Print only the lines from the top of the data through the line with "ax = fig.add_axes([0.1456, 0.1494, 0.8544, 0.8046])", both included, skipping every picture.
=-=-=-=-=
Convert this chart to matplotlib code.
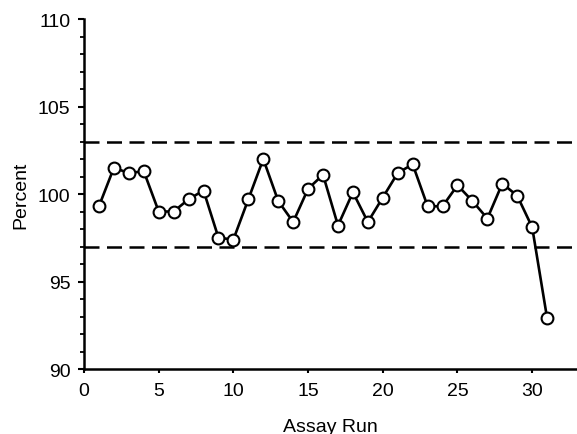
import matplotlib
matplotlib.use('Agg')
import matplotlib.pyplot as plt
import numpy as np
from matplotlib.ticker import MultipleLocator

plt.rcParams['font.family'] = ['Liberation Sans', 'DejaVu Sans']

# data
runs = list(range(1, 32))
percent = [99.3, 101.5, 101.2, 101.3, 99.0, 99.0, 99.7, 100.2, 97.5, 97.4,
           99.7, 102.0, 99.6, 98.4, 100.3, 101.1, 98.2, 100.1, 98.4, 99.8,
           101.2, 101.7, 99.3, 99.3, 100.5, 99.6, 98.6, 100.6, 99.9, 98.1,
           92.9]
upper_limit = 103
lower_limit = 97

fig = plt.figure(figsize=(5.77, 4.35), dpi=100)
ax = fig.add_axes([0.1456, 0.1494, 0.8544, 0.8046])

ax.axhline(upper_limit, color='black', lw=1.8, ls=(0, (6, 3)))
ax.axhline(lower_limit, color='black', lw=1.8, ls=(0, (6, 3)))

ax.plot(runs, percent, color='black', lw=1.9, marker='o', markersize=8.5,
        markerfacecolor='white', markeredgecolor='black', markeredgewidth=1.5,
        zorder=3)

ax.set_xlim(0, 33)
ax.set_ylim(90, 110)
ax.xaxis.set_major_locator(MultipleLocator(5))
ax.yaxis.set_major_locator(MultipleLocator(5))
ax.yaxis.set_minor_locator(MultipleLocator(1))

ax.spines['top'].set_visible(False)
ax.spines['right'].set_visible(False)
ax.spines['left'].set_linewidth(1.8)
ax.spines['bottom'].set_linewidth(1.8)

ax.tick_params(axis='y', which='major', direction='out', length=4.3, width=1.5,
               labelsize=14, pad=5.5)
ax.tick_params(axis='y', which='minor', direction='out', length=2.9, width=1.3)
ax.tick_params(axis='x', which='major', direction='out', length=3, width=1.5,
               labelsize=14, pad=6)

ax.set_ylabel('Percent', fontsize=14, labelpad=6)
ax.set_xlabel('Assay Run', fontsize=14, labelpad=14)

fig.savefig('out.png', dpi=100)
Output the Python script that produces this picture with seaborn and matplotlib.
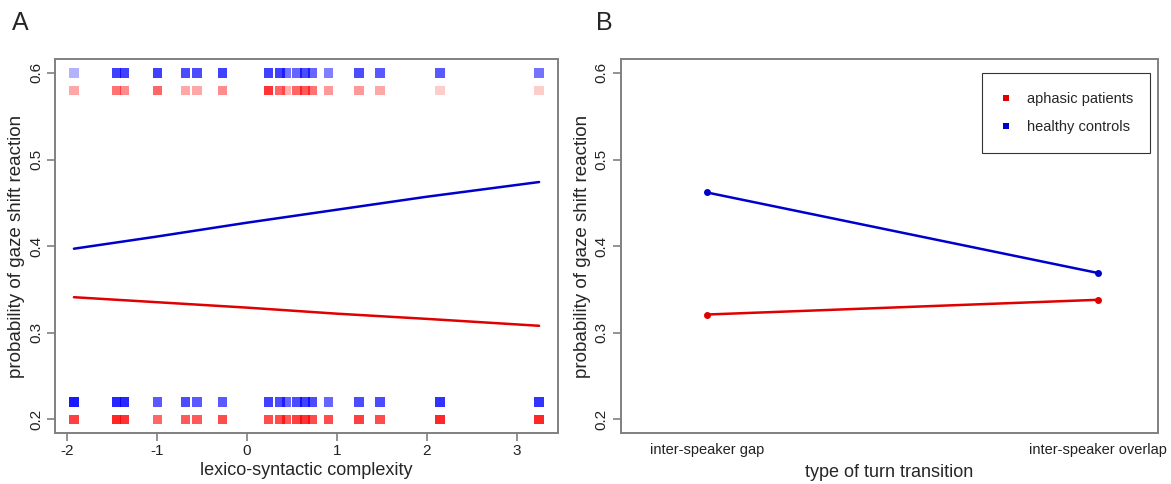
import numpy as np
import pandas as pd
import matplotlib
matplotlib.use("Agg")
import matplotlib.pyplot as plt
import seaborn as sns
from matplotlib.lines import Line2D

# --- panel A: observed complexity values (rug) and their opacity per row ---
rug_x = [-1.92, -1.45, -1.36, -0.99, -0.68, -0.55, -0.27, 0.24, 0.37, 0.44,
         0.56, 0.65, 0.73, 0.91, 1.25, 1.48, 2.15, 3.25]
blue_top_alpha = [0.30, 0.75, 0.75, 0.75, 0.70, 0.70, 0.75, 0.75, 0.75, 0.55,
                  0.60, 0.70, 0.60, 0.50, 0.70, 0.65, 0.65, 0.55]
red_top_alpha = [0.35, 0.55, 0.45, 0.60, 0.35, 0.35, 0.45, 0.80, 0.60, 0.30,
                 0.60, 0.65, 0.55, 0.40, 0.40, 0.35, 0.20, 0.20]
blue_bot_alpha = [0.90, 0.85, 0.85, 0.65, 0.70, 0.65, 0.65, 0.75, 0.70, 0.60,
                  0.70, 0.75, 0.70, 0.60, 0.70, 0.70, 0.80, 0.80]
red_bot_alpha = [0.75, 0.85, 0.80, 0.60, 0.65, 0.65, 0.70, 0.70, 0.70, 0.65,
                 0.75, 0.80, 0.70, 0.70, 0.75, 0.70, 0.85, 0.85]
rug_rows = [(0.60, blue_top_alpha, (0, 0, 1)),
            (0.58, red_top_alpha, (1, 0, 0)),
            (0.22, blue_bot_alpha, (0, 0, 1)),
            (0.20, red_bot_alpha, (1, 0, 0))]

# fitted probability curves
fit_x_blue = [-1.92, -1.0, 0.0, 1.0, 2.0, 3.25]
fit_y_blue = [0.397, 0.411, 0.427, 0.442, 0.457, 0.474]
fit_x_red = [-1.92, 0.0, 1.0, 2.0, 3.25]
fit_y_red = [0.341, 0.329, 0.322, 0.316, 0.308]

# --- panel B ---
transitions = ["inter-speaker gap", "inter-speaker overlap"]
patients_b = [0.321, 0.338]
controls_b = [0.462, 0.369]

RED = "#e00000"
BLUE = "#0000cc"
GRAY = "#808080"

sns.set_style("white")
plt.rcParams["font.family"] = ["Liberation Sans", "DejaVu Sans"]
plt.rcParams["axes.unicode_minus"] = False

fig = plt.figure(figsize=(11.71, 4.84), dpi=100)
axA = fig.add_axes([0.047, 0.105, 0.4295, 0.773])
axB = fig.add_axes([0.530, 0.105, 0.4586, 0.773])


def r_style(ax):
    for sp in ax.spines.values():
        sp.set_color(GRAY)
        sp.set_linewidth(1.4)
    ax.tick_params(axis="both", direction="out", length=5.5, width=1.2,
                   color=GRAY, labelsize=11, labelcolor="#222222",
                   bottom=True, left=True, pad=2.5)
    ax.tick_params(axis="y", labelrotation=90, pad=3)
    for lab in ax.get_yticklabels():
        lab.set_va("center")


# panel A
for yv, alphas, rgb in rug_rows:
    cols = [(*rgb, a) for a in alphas]
    axA.scatter(rug_x, [yv] * len(rug_x), marker="s", s=46, c=cols,
                linewidths=0, zorder=2)

dfA = pd.concat([
    pd.DataFrame({"x": fit_x_blue, "y": fit_y_blue, "group": "healthy controls"}),
    pd.DataFrame({"x": fit_x_red, "y": fit_y_red, "group": "aphasic patients"}),
])
sns.lineplot(data=dfA, x="x", y="y", hue="group",
             palette={"healthy controls": BLUE, "aphasic patients": RED},
             lw=1.8, legend=False, ax=axA, zorder=3)
axA.set_xlim(-2.13, 3.46)
axA.set_ylim(0.184, 0.616)
axA.set_xticks([-2, -1, 0, 1, 2, 3])
axA.set_yticks([0.2, 0.3, 0.4, 0.5, 0.6])
axA.set_yticklabels(["0.2", "0.3", "0.4", "0.5", "0.6"])
axA.set_xlabel("lexico-syntactic complexity", fontsize=13, labelpad=3)
axA.set_ylabel("probability of gaze shift reaction", fontsize=13.5, labelpad=3)
r_style(axA)

# panel B
dfB = pd.DataFrame({
    "pos": [1, 2, 1, 2],
    "prob": patients_b + controls_b,
    "group": ["aphasic patients"] * 2 + ["healthy controls"] * 2,
})
sns.lineplot(data=dfB, x="pos", y="prob", hue="group",
             palette={"healthy controls": BLUE, "aphasic patients": RED},
             marker="o", markersize=5, markeredgewidth=0, lw=1.8,
             legend=False, ax=axB)
axB.set_xlim(0.78, 2.153)
axB.set_ylim(0.184, 0.616)
axB.set_xticks([1, 2])
axB.set_xticklabels(transitions)
axB.set_yticks([0.2, 0.3, 0.4, 0.5, 0.6])
axB.set_yticklabels(["0.2", "0.3", "0.4", "0.5", "0.6"])
axB.set_xlabel("type of turn transition", fontsize=13, labelpad=5)
axB.set_ylabel("probability of gaze shift reaction", fontsize=13.5, labelpad=3)
r_style(axB)
axB.tick_params(axis="x", length=0, labelsize=10.5, pad=7)

handles = [Line2D([], [], ls="none", marker="s", markersize=5, color=RED, mew=0),
           Line2D([], [], ls="none", marker="s", markersize=5, color=BLUE, mew=0)]
leg = axB.legend(handles, ["aphasic patients", "healthy controls"],
                 loc="upper left", bbox_to_anchor=(0.672, 0.963, 0.313, 0.0),
                 mode="expand", borderaxespad=0, fancybox=False, frameon=True,
                 fontsize=10.5, handlelength=0.8, handletextpad=1.0,
                 labelspacing=1.0, borderpad=1.3)
leg.get_frame().set_edgecolor("black")
leg.get_frame().set_linewidth(0.8)

fig.text(0.010, 0.978, "A", fontsize=18, va="top")
fig.text(0.509, 0.978, "B", fontsize=18, va="top")

fig.savefig("out.png", dpi=100, facecolor="white")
=-=-=-=-=
» REPLY TO THE TASK:
Convert this chart to matplotlib code.
import matplotlib
matplotlib.use('Agg')
import matplotlib.pyplot as plt
import numpy as np
from matplotlib.ticker import MultipleLocator

plt.rcParams['font.family'] = ['Liberation Sans', 'DejaVu Sans']

# data
runs = list(range(1, 32))
percent = [99.3, 101.5, 101.2, 101.3, 99.0, 99.0, 99.7, 100.2, 97.5, 97.4,
           99.7, 102.0, 99.6, 98.4, 100.3, 101.1, 98.2, 100.1, 98.4, 99.8,
           101.2, 101.7, 99.3, 99.3, 100.5, 99.6, 98.6, 100.6, 99.9, 98.1,
           92.9]
upper_limit = 103
lower_limit = 97

fig = plt.figure(figsize=(5.77, 4.35), dpi=100)
ax = fig.add_axes([0.1456, 0.1494, 0.8544, 0.8046])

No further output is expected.